── MATERIAL
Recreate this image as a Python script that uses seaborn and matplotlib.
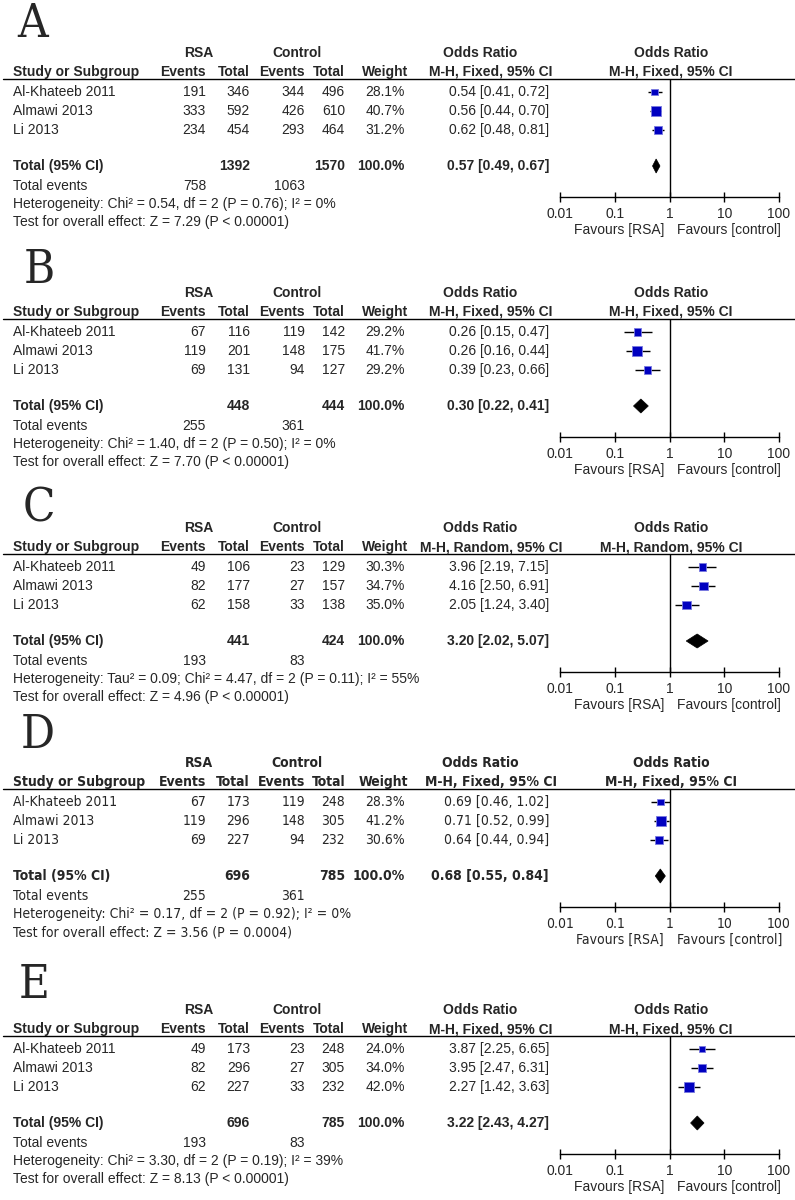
import numpy as np
import seaborn as sns
import matplotlib
matplotlib.use("Agg")
from matplotlib import pyplot as plt
from matplotlib.font_manager import FontProperties, findfont
from matplotlib.patches import Polygon
from matplotlib.ticker import NullLocator

sns.set_style("white")
plt.rcParams["font.family"] = ["Liberation Sans", "DejaVu Sans"]

studies = ["Al-Khateeb 2011", "Almawi 2013", "Li 2013"]

# A
a_rsa_ev = [191, 333, 234]
a_rsa_n = [346, 592, 454]
a_ctl_ev = [344, 426, 293]
a_ctl_n = [496, 610, 464]
a_weight = [28.1, 40.7, 31.2]
a_or = [0.54, 0.56, 0.62]
a_lo = [0.41, 0.44, 0.48]
a_hi = [0.72, 0.70, 0.81]
a_total = [1392, 1570, 758, 1063]
a_pooled = [0.57, 0.49, 0.67]
a_het = "Heterogeneity: Chi\u00b2 = 0.54, df = 2 (P = 0.76); I\u00b2 = 0%"
a_test = "Test for overall effect: Z = 7.29 (P < 0.00001)"

# B
b_rsa_ev = [67, 119, 69]
b_rsa_n = [116, 201, 131]
b_ctl_ev = [119, 148, 94]
b_ctl_n = [142, 175, 127]
b_weight = [29.2, 41.7, 29.2]
b_or = [0.26, 0.26, 0.39]
b_lo = [0.15, 0.16, 0.23]
b_hi = [0.47, 0.44, 0.66]
b_total = [448, 444, 255, 361]
b_pooled = [0.30, 0.22, 0.41]
b_het = "Heterogeneity: Chi\u00b2 = 1.40, df = 2 (P = 0.50); I\u00b2 = 0%"
b_test = "Test for overall effect: Z = 7.70 (P < 0.00001)"

# C
c_rsa_ev = [49, 82, 62]
c_rsa_n = [106, 177, 158]
c_ctl_ev = [23, 27, 33]
c_ctl_n = [129, 157, 138]
c_weight = [30.3, 34.7, 35.0]
c_or = [3.96, 4.16, 2.05]
c_lo = [2.19, 2.50, 1.24]
c_hi = [7.15, 6.91, 3.40]
c_total = [441, 424, 193, 83]
c_pooled = [3.20, 2.02, 5.07]
c_het = "Heterogeneity: Tau\u00b2 = 0.09; Chi\u00b2 = 4.47, df = 2 (P = 0.11); I\u00b2 = 55%"
c_test = "Test for overall effect: Z = 4.96 (P < 0.00001)"

# D
d_rsa_ev = [67, 119, 69]
d_rsa_n = [173, 296, 227]
d_ctl_ev = [119, 148, 94]
d_ctl_n = [248, 305, 232]
d_weight = [28.3, 41.2, 30.6]
d_or = [0.69, 0.71, 0.64]
d_lo = [0.46, 0.52, 0.44]
d_hi = [1.02, 0.99, 0.94]
d_total = [696, 785, 255, 361]
d_pooled = [0.68, 0.55, 0.84]
d_het = "Heterogeneity: Chi\u00b2 = 0.17, df = 2 (P = 0.92); I\u00b2 = 0%"
d_test = "Test for overall effect: Z = 3.56 (P = 0.0004)"

# E
e_rsa_ev = [49, 82, 62]
e_rsa_n = [173, 296, 227]
e_ctl_ev = [23, 27, 33]
e_ctl_n = [248, 305, 232]
e_weight = [24.0, 34.0, 42.0]
e_or = [3.87, 3.95, 2.27]
e_lo = [2.25, 2.47, 1.42]
e_hi = [6.65, 6.31, 3.63]
e_total = [696, 785, 193, 83]
e_pooled = [3.22, 2.43, 4.27]
e_het = "Heterogeneity: Chi\u00b2 = 3.30, df = 2 (P = 0.19); I\u00b2 = 39%"
e_test = "Test for overall effect: Z = 8.13 (P < 0.00001)"

fixed = "M-H, Fixed, 95% CI"
random_ = "M-H, Random, 95% CI"

panels = [
    dict(letter="A", base=0, lx=17, lb=37, method=fixed, narrow=False,
         rsa_ev=a_rsa_ev, rsa_n=a_rsa_n, ctl_ev=a_ctl_ev, ctl_n=a_ctl_n, w=a_weight,
         orr=a_or, lo=a_lo, hi=a_hi, tot=a_total, pool=a_pooled, het=a_het, test=a_test),
    dict(letter="B", base=240, lx=24, lb=283, method=fixed, narrow=False,
         rsa_ev=b_rsa_ev, rsa_n=b_rsa_n, ctl_ev=b_ctl_ev, ctl_n=b_ctl_n, w=b_weight,
         orr=b_or, lo=b_lo, hi=b_hi, tot=b_total, pool=b_pooled, het=b_het, test=b_test),
    dict(letter="C", base=475, lx=23, lb=522, method=random_, narrow=False,
         rsa_ev=c_rsa_ev, rsa_n=c_rsa_n, ctl_ev=c_ctl_ev, ctl_n=c_ctl_n, w=c_weight,
         orr=c_or, lo=c_lo, hi=c_hi, tot=c_total, pool=c_pooled, het=c_het, test=c_test),
    dict(letter="D", base=710, lx=21, lb=748, method=fixed, narrow=True,
         rsa_ev=d_rsa_ev, rsa_n=d_rsa_n, ctl_ev=d_ctl_ev, ctl_n=d_ctl_n, w=d_weight,
         orr=d_or, lo=d_lo, hi=d_hi, tot=d_total, pool=d_pooled, het=d_het, test=d_test),
    dict(letter="E", base=957, lx=19, lb=998, method=fixed, narrow=False,
         rsa_ev=e_rsa_ev, rsa_n=e_rsa_n, ctl_ev=e_ctl_ev, ctl_n=e_ctl_n, w=e_weight,
         orr=e_or, lo=e_lo, hi=e_hi, tot=e_total, pool=e_pooled, het=e_het, test=e_test),
]

W, H = 795, 1200


def condensed(family):
    try:
        path = findfont(FontProperties(family=family, stretch="condensed"),
                        fallback_to_default=False)
        return "Condensed" in path or "Narrow" in path
    except Exception:
        return False


sans = ["Liberation Sans", "DejaVu Sans"]
if condensed("Liberation Sans Narrow"):
    narrow_kw = dict(family=["Liberation Sans Narrow", "DejaVu Sans"], fontsize=11.8)
elif condensed("DejaVu Sans"):
    narrow_kw = dict(family=["DejaVu Sans"], fontstretch="condensed", fontsize=10)
else:
    narrow_kw = dict(family=sans, fontsize=10)

if condensed("DejaVu Serif"):
    letter_kw = dict(family=["DejaVu Serif"], fontstretch="condensed", fontsize=34)
else:
    letter_kw = dict(family=["Liberation Serif"], fontsize=36)

fig = plt.figure(figsize=(W / 100, H / 100), dpi=100)
tab = fig.add_axes([0, 0, 1, 1])
tab.set_xlim(0, W)
tab.set_ylim(H, 0)
tab.axis("off")

# right edges of the table columns
col_x = [206, 250, 305, 345, 405, 549]
row_step = 19


def ci_text(v):
    return f"{v[0]:.2f} [{v[1]:.2f}, {v[2]:.2f}]"


for p in panels:
    b = p["base"]
    fkw = narrow_kw if p["narrow"] else dict(family=sans, fontsize=10)
    kw = dict(fkw, va="center")
    bold = dict(kw, fontweight="bold")

    tab.text(p["lx"], p["lb"], p["letter"], ha="left", va="baseline", **letter_kw)

    # headers
    tab.text(199, b + 53, "RSA", ha="center", **bold)
    tab.text(297, b + 53, "Control", ha="center", **bold)
    tab.text(480, b + 53, "Odds Ratio", ha="center", **bold)
    tab.text(671, b + 53, "Odds Ratio", ha="center", **bold)
    tab.text(13, b + 72, "Study or Subgroup", ha="left", **bold)
    for x, lab in zip(col_x[:5], ["Events", "Total", "Events", "Total", "Weight"]):
        tab.text(x + (3 if lab == "Weight" else 0), b + 72, lab, ha="right", **bold)
    tab.text(491, b + 72, p["method"], ha="center", **bold)
    tab.text(671, b + 72, p["method"], ha="center", **bold)
    tab.plot([3, W], [b + 79, b + 79], color="black", lw=1)

    rows_y = [b + 92 + i * row_step for i in range(len(studies))]
    for i, y in enumerate(rows_y):
        tab.text(13, y, studies[i], ha="left", **kw)
        vals = [p["rsa_ev"][i], p["rsa_n"][i], p["ctl_ev"][i], p["ctl_n"][i],
                f"{p['w'][i]:.1f}%", ci_text([p["orr"][i], p["lo"][i], p["hi"][i]])]
        for x, v in zip(col_x, vals):
            tab.text(x, y, str(v), ha="right", **kw)

    ty = b + 166
    tab.text(13, ty, "Total (95% CI)", ha="left", **bold)
    tab.text(col_x[1], ty, str(p["tot"][0]), ha="right", **bold)
    tab.text(col_x[3], ty, str(p["tot"][1]), ha="right", **bold)
    tab.text(col_x[4], ty, "100.0%", ha="right", **bold)
    tab.text(col_x[5], ty, ci_text(p["pool"]), ha="right", **bold)

    tab.text(13, b + 186, "Total events", ha="left", **kw)
    tab.text(col_x[0], b + 186, str(p["tot"][2]), ha="right", **kw)
    tab.text(col_x[2], b + 186, str(p["tot"][3]), ha="right", **kw)
    tab.text(13, b + 204, p["het"], ha="left", **kw)
    tab.text(13, b + 222, p["test"], ha="left", **kw)

    tab.text(664, b + 230, "Favours [RSA]", ha="right", **kw)
    tab.text(677, b + 230, "Favours [control]", ha="left", **kw)

    # forest plot
    ax_top, ax_bot = b + 79, b + 197
    ax = fig.add_axes([560 / W, 1 - ax_bot / H, 219 / W, (ax_bot - ax_top) / H])
    ax.patch.set_visible(False)
    ax.set_xscale("log")
    ax.set_xlim(0.01, 100)
    ax.set_ylim(ax_bot, ax_top)
    ax.axvline(1, color="black", lw=1, zorder=1)
    ax.hlines(rows_y, p["lo"], p["hi"], color="black", lw=1, zorder=2)
    side_pt = [0.24 * w * 0.72 for w in p["w"]]
    sns.scatterplot(x=p["orr"], y=rows_y, marker="s", s=[s ** 2 for s in side_pt],
                    color="#0000c0", edgecolor="#7a7ae0", linewidth=0.6,
                    legend=False, ax=ax, zorder=3)
    pm, pl, ph = p["pool"]
    ax.add_patch(Polygon([[pl, ty], [pm, ty - 7], [ph, ty], [pm, ty + 7]],
                         closed=True, facecolor="black", edgecolor="black", lw=0.5, zorder=3))
    for s in ["top", "left", "right"]:
        ax.spines[s].set_visible(False)
    ax.spines["bottom"].set_color("black")
    ax.spines["bottom"].set_linewidth(1)
    ax.set_xticks([0.01, 0.1, 1, 10, 100])
    ax.set_xticklabels(["0.01", "0.1", "1", "10", "100"], **fkw)
    ax.xaxis.set_minor_locator(NullLocator())
    ax.tick_params(axis="x", direction="inout", length=7, width=1, color="black", pad=4,
                   bottom=True)
    ax.set_yticks([])
    ax.set_xlabel("")
    ax.set_ylabel("")

fig.savefig("out.png", dpi=100, facecolor="white")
────
» TASK BRIEF
Starting with the first line of the data above and ending with the line containing "effect: Z = 7.70", please restate every line exactly, leaving images out.

» EXERCISE RESPONSE
Recreate this image as a Python script that uses seaborn and matplotlib.
import numpy as np
import seaborn as sns
import matplotlib
matplotlib.use("Agg")
from matplotlib import pyplot as plt
from matplotlib.font_manager import FontProperties, findfont
from matplotlib.patches import Polygon
from matplotlib.ticker import NullLocator

sns.set_style("white")
plt.rcParams["font.family"] = ["Liberation Sans", "DejaVu Sans"]

studies = ["Al-Khateeb 2011", "Almawi 2013", "Li 2013"]

# A
a_rsa_ev = [191, 333, 234]
a_rsa_n = [346, 592, 454]
a_ctl_ev = [344, 426, 293]
a_ctl_n = [496, 610, 464]
a_weight = [28.1, 40.7, 31.2]
a_or = [0.54, 0.56, 0.62]
a_lo = [0.41, 0.44, 0.48]
a_hi = [0.72, 0.70, 0.81]
a_total = [1392, 1570, 758, 1063]
a_pooled = [0.57, 0.49, 0.67]
a_het = "Heterogeneity: Chi\u00b2 = 0.54, df = 2 (P = 0.76); I\u00b2 = 0%"
a_test = "Test for overall effect: Z = 7.29 (P < 0.00001)"

# B
b_rsa_ev = [67, 119, 69]
b_rsa_n = [116, 201, 131]
b_ctl_ev = [119, 148, 94]
b_ctl_n = [142, 175, 127]
b_weight = [29.2, 41.7, 29.2]
b_or = [0.26, 0.26, 0.39]
b_lo = [0.15, 0.16, 0.23]
b_hi = [0.47, 0.44, 0.66]
b_total = [448, 444, 255, 361]
b_pooled = [0.30, 0.22, 0.41]
b_het = "Heterogeneity: Chi\u00b2 = 1.40, df = 2 (P = 0.50); I\u00b2 = 0%"
b_test = "Test for overall effect: Z = 7.70 (P < 0.00001)"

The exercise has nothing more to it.